→ Description of the task:
Reproduce the data exactly and drop any pictures it holds.

'''

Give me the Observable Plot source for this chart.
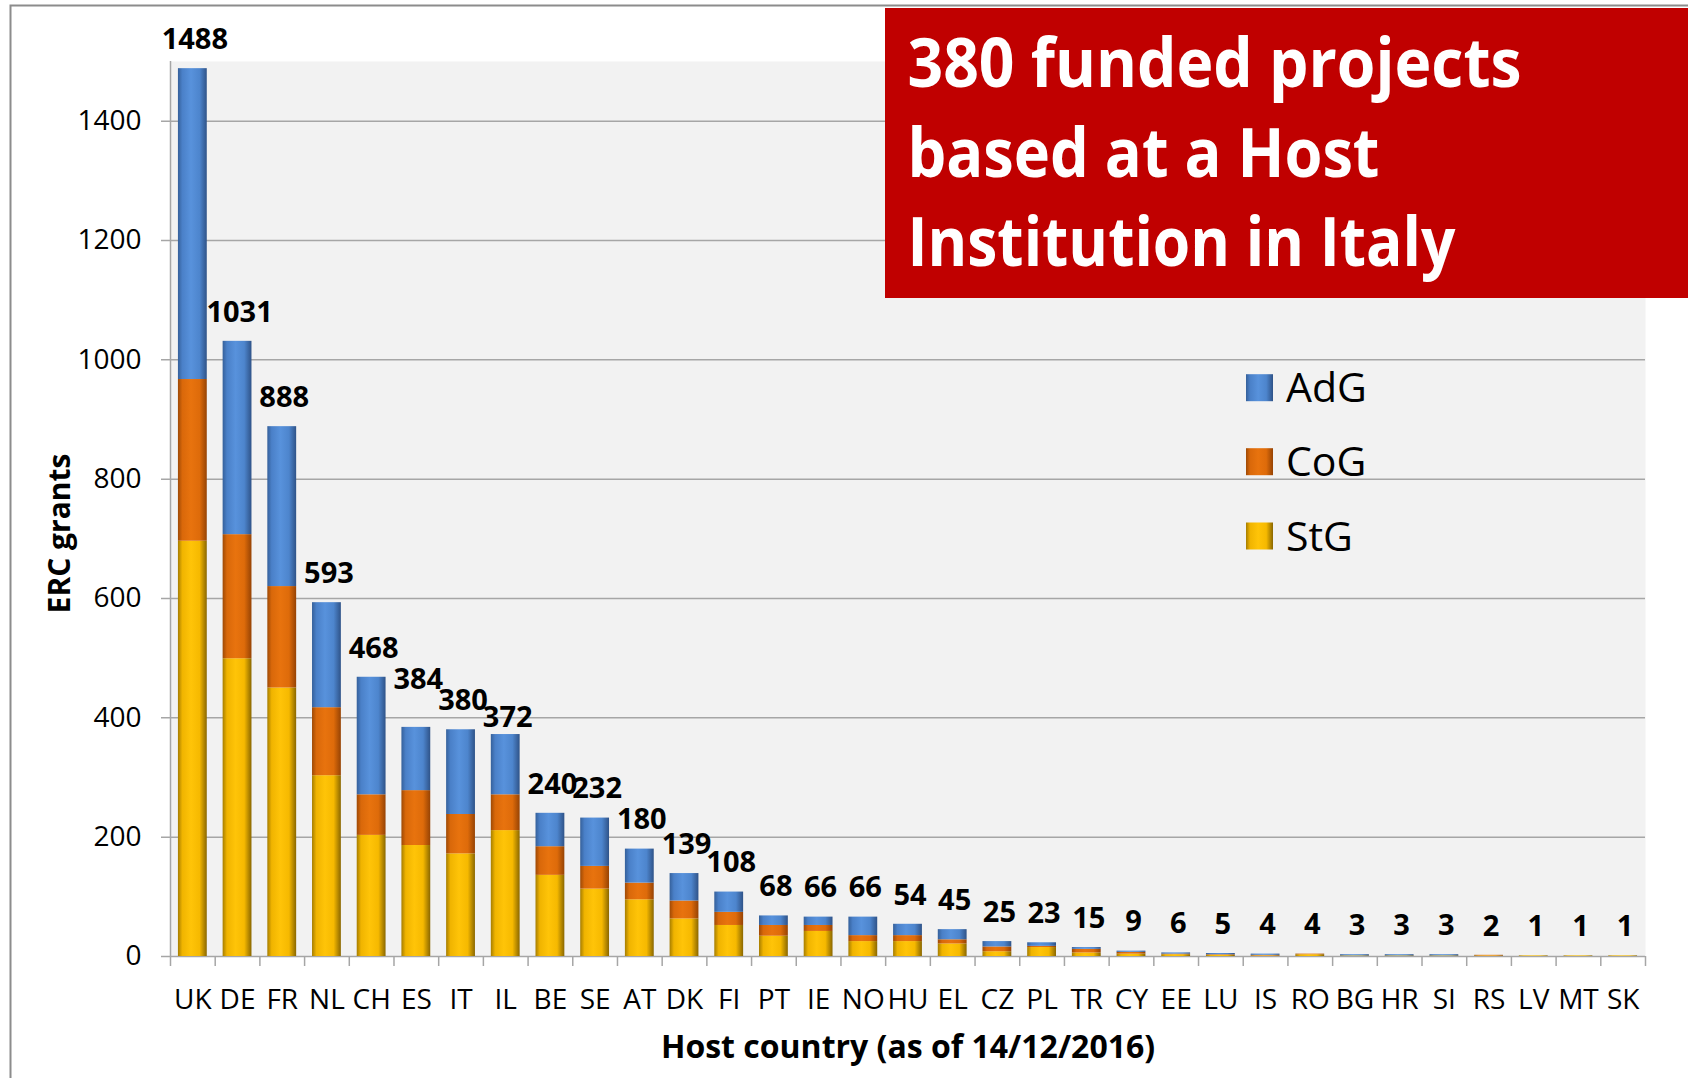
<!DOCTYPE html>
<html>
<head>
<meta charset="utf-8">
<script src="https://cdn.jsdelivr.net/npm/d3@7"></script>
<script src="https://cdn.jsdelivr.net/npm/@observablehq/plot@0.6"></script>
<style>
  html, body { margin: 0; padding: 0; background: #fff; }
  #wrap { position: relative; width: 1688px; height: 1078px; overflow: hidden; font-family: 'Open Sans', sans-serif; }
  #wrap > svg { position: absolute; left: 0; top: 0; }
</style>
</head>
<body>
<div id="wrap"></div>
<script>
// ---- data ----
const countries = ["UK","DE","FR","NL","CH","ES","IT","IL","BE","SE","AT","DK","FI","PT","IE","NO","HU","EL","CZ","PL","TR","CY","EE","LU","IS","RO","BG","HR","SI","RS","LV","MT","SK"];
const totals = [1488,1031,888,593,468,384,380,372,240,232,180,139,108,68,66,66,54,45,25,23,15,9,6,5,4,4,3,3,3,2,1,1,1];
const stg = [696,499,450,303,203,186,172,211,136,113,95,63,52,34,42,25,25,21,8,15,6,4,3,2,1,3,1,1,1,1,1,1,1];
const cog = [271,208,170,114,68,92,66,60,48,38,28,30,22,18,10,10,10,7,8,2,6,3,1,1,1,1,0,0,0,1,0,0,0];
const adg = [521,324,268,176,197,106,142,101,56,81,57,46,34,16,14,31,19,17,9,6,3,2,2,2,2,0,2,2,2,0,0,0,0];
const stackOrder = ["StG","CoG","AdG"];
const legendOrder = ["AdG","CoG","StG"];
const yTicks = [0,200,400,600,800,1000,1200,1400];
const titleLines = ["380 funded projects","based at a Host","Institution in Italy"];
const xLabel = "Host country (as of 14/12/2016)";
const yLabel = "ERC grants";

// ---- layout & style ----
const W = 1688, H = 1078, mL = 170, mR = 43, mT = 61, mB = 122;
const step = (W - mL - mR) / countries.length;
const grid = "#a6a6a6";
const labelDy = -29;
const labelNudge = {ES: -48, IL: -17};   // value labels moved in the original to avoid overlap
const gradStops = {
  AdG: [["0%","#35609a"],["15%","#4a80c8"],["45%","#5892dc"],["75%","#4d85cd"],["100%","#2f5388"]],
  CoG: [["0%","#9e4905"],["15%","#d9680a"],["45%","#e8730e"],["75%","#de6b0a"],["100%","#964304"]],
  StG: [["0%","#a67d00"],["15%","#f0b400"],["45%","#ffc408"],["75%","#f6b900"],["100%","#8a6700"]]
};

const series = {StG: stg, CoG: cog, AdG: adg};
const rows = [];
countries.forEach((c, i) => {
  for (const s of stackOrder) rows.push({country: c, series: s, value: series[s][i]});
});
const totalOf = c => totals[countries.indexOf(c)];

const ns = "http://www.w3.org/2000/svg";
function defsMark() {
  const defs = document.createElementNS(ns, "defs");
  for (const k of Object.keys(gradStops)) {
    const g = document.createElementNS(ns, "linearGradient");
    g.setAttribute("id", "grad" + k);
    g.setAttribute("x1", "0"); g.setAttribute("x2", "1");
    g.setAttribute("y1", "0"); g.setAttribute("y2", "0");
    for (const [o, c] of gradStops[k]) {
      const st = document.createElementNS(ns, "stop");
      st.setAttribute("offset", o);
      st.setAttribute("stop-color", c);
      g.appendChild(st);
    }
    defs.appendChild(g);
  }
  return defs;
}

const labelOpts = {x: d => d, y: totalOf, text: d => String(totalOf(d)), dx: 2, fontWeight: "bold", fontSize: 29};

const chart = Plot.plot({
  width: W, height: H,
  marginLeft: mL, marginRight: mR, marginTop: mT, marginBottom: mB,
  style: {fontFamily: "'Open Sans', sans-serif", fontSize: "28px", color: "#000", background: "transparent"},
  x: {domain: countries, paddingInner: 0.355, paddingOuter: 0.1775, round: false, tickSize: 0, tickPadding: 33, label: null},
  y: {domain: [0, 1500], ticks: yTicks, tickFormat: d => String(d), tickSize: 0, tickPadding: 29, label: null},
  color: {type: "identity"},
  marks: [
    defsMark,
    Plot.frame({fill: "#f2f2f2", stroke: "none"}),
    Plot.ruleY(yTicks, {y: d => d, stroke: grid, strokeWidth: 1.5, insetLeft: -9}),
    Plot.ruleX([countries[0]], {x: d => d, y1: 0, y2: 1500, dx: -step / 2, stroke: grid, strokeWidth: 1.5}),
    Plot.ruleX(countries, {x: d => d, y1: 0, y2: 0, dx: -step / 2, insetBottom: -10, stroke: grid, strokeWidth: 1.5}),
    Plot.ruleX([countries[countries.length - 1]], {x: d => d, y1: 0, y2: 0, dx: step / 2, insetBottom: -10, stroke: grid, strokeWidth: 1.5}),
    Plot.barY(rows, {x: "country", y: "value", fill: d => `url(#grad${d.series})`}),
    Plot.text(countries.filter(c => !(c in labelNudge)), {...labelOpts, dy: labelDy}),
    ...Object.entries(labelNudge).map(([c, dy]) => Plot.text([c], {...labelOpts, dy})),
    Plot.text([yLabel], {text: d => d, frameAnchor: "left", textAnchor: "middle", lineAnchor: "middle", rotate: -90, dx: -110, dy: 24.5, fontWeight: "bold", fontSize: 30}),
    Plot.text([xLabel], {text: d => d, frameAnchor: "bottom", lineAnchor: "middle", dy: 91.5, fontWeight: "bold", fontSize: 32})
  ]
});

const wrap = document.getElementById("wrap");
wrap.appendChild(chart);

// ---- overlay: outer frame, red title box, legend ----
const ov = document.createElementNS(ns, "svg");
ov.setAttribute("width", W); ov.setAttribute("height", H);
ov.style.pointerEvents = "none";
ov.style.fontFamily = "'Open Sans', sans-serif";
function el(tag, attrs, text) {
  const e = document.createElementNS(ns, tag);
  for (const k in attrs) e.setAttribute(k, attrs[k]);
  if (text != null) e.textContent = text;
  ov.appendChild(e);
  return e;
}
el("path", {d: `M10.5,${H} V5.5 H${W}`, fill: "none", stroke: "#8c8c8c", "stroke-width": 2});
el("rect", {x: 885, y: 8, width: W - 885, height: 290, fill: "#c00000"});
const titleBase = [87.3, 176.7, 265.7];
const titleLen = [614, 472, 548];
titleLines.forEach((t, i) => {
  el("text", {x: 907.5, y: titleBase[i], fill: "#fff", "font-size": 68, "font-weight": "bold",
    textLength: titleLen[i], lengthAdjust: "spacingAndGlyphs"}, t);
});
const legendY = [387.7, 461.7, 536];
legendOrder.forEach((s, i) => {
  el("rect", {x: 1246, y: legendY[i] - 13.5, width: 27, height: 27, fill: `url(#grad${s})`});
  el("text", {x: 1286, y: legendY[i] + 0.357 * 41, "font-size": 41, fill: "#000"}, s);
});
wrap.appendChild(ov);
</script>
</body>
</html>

'''

→ Written response:
Give me the Observable Plot source for this chart.
<!DOCTYPE html>
<html>
<head>
<meta charset="utf-8">
<script src="https://cdn.jsdelivr.net/npm/d3@7"></script>
<script src="https://cdn.jsdelivr.net/npm/@observablehq/plot@0.6"></script>
<style>
  html, body { margin: 0; padding: 0; background: #fff; }
  #wrap { position: relative; width: 1688px; height: 1078px; overflow: hidden; font-family: 'Open Sans', sans-serif; }
  #wrap > svg { position: absolute; left: 0; top: 0; }
</style>
</head>
<body>
<div id="wrap"></div>
<script>
// ---- data ----
const countries = ["UK","DE","FR","NL","CH","ES","IT","IL","BE","SE","AT","DK","FI","PT","IE","NO","HU","EL","CZ","PL","TR","CY","EE","LU","IS","RO","BG","HR","SI","RS","LV","MT","SK"];
const totals = [1488,1031,888,593,468,384,380,372,240,232,180,139,108,68,66,66,54,45,25,23,15,9,6,5,4,4,3,3,3,2,1,1,1];
const stg = [696,499,450,303,203,186,172,211,136,113,95,63,52,34,42,25,25,21,8,15,6,4,3,2,1,3,1,1,1,1,1,1,1];
const cog = [271,208,170,114,68,92,66,60,48,38,28,30,22,18,10,10,10,7,8,2,6,3,1,1,1,1,0,0,0,1,0,0,0];
const adg = [521,324,268,176,197,106,142,101,56,81,57,46,34,16,14,31,19,17,9,6,3,2,2,2,2,0,2,2,2,0,0,0,0];
const stackOrder = ["StG","CoG","AdG"];
const legendOrder = ["AdG","CoG","StG"];
const yTicks = [0,200,400,600,800,1000,1200,1400];
const titleLines = ["380 funded projects","based at a Host","Institution in Italy"];
const xLabel = "Host country (as of 14/12/2016)";
const yLabel = "ERC grants";

// ---- layout & style ----
const W = 1688, H = 1078, mL = 170, mR = 43, mT = 61, mB = 122;
const step = (W - mL - mR) / countries.length;
const grid = "#a6a6a6";
const labelDy = -29;
const labelNudge = {ES: -48, IL: -17};   // value labels moved in the original to avoid overlap
const gradStops = {
  AdG: [["0%","#35609a"],["15%","#4a80c8"],["45%","#5892dc"],["75%","#4d85cd"],["100%","#2f5388"]],
  CoG: [["0%","#9e4905"],["15%","#d9680a"],["45%","#e8730e"],["75%","#de6b0a"],["100%","#964304"]],
  StG: [["0%","#a67d00"],["15%","#f0b400"],["45%","#ffc408"],["75%","#f6b900"],["100%","#8a6700"]]
};

const series = {StG: stg, CoG: cog, AdG: adg};
const rows = [];
countries.forEach((c, i) => {
  for (const s of stackOrder) rows.push({country: c, series: s, value: series[s][i]});
});
const totalOf = c => totals[countries.indexOf(c)];

const ns = "http://www.w3.org/2000/svg";
function defsMark() {
  const defs = document.createElementNS(ns, "defs");
  for (const k of Object.keys(gradStops)) {
    const g = document.createElementNS(ns, "linearGradient");
    g.setAttribute("id", "grad" + k);
    g.setAttribute("x1", "0"); g.setAttribute("x2", "1");
    g.setAttribute("y1", "0"); g.setAttribute("y2", "0");
    for (const [o, c] of gradStops[k]) {
      const st = document.createElementNS(ns, "stop");
      st.setAttribute("offset", o);
      st.setAttribute("stop-color", c);
      g.appendChild(st);
    }
    defs.appendChild(g);
  }
  return defs;
}

const labelOpts = {x: d => d, y: totalOf, text: d => String(totalOf(d)), dx: 2, fontWeight: "bold", fontSize: 29};

const chart = Plot.plot({
  width: W, height: H,
  marginLeft: mL, marginRight: mR, marginTop: mT, marginBottom: mB,
  style: {fontFamily: "'Open Sans', sans-serif", fontSize: "28px", color: "#000", background: "transparent"},
  x: {domain: countries, paddingInner: 0.355, paddingOuter: 0.1775, round: false, tickSize: 0, tickPadding: 33, label: null},
  y: {domain: [0, 1500], ticks: yTicks, tickFormat: d => String(d), tickSize: 0, tickPadding: 29, label: null},
  color: {type: "identity"},
  marks: [
    defsMark,
    Plot.frame({fill: "#f2f2f2", stroke: "none"}),
    Plot.ruleY(yTicks, {y: d => d, stroke: grid, strokeWidth: 1.5, insetLeft: -9}),
    Plot.ruleX([countries[0]], {x: d => d, y1: 0, y2: 1500, dx: -step / 2, stroke: grid, strokeWidth: 1.5}),
    Plot.ruleX(countries, {x: d => d, y1: 0, y2: 0, dx: -step / 2, insetBottom: -10, stroke: grid, strokeWidth: 1.5}),
    Plot.ruleX([countries[countries.length - 1]], {x: d => d, y1: 0, y2: 0, dx: step / 2, insetBottom: -10, stroke: grid, strokeWidth: 1.5}),
    Plot.barY(rows, {x: "country", y: "value", fill: d => `url(#grad${d.series})`}),
    Plot.text(countries.filter(c => !(c in labelNudge)), {...labelOpts, dy: labelDy}),
    ...Object.entries(labelNudge).map(([c, dy]) => Plot.text([c], {...labelOpts, dy})),
    Plot.text([yLabel], {text: d => d, frameAnchor: "left", textAnchor: "middle", lineAnchor: "middle", rotate: -90, dx: -110, dy: 24.5, fontWeight: "bold", fontSize: 30}),
    Plot.text([xLabel], {text: d => d, frameAnchor: "bottom", lineAnchor: "middle", dy: 91.5, fontWeight: "bold", fontSize: 32})
  ]
});

const wrap = document.getElementById("wrap");
wrap.appendChild(chart);

// ---- overlay: outer frame, red title box, legend ----
const ov = document.createElementNS(ns, "svg");
ov.setAttribute("width", W); ov.setAttribute("height", H);
ov.style.pointerEvents = "none";
ov.style.fontFamily = "'Open Sans', sans-serif";
function el(tag, attrs, text) {
  const e = document.createElementNS(ns, tag);
  for (const k in attrs) e.setAttribute(k, attrs[k]);
  if (text != null) e.textContent = text;
  ov.appendChild(e);
  return e;
}
el("path", {d: `M10.5,${H} V5.5 H${W}`, fill: "none", stroke: "#8c8c8c", "stroke-width": 2});
el("rect", {x: 885, y: 8, width: W - 885, height: 290, fill: "#c00000"});
const titleBase = [87.3, 176.7, 265.7];
const titleLen = [614, 472, 548];
titleLines.forEach((t, i) => {
  el("text", {x: 907.5, y: titleBase[i], fill: "#fff", "font-size": 68, "font-weight": "bold",
    textLength: titleLen[i], lengthAdjust: "spacingAndGlyphs"}, t);
});
const legendY = [387.7, 461.7, 536];
legendOrder.forEach((s, i) => {
  el("rect", {x: 1246, y: legendY[i] - 13.5, width: 27, height: 27, fill: `url(#grad${s})`});
  el("text", {x: 1286, y: legendY[i] + 0.357 * 41, "font-size": 41, fill: "#000"}, s);
});
wrap.appendChild(ov);
</script>
</body>
</html>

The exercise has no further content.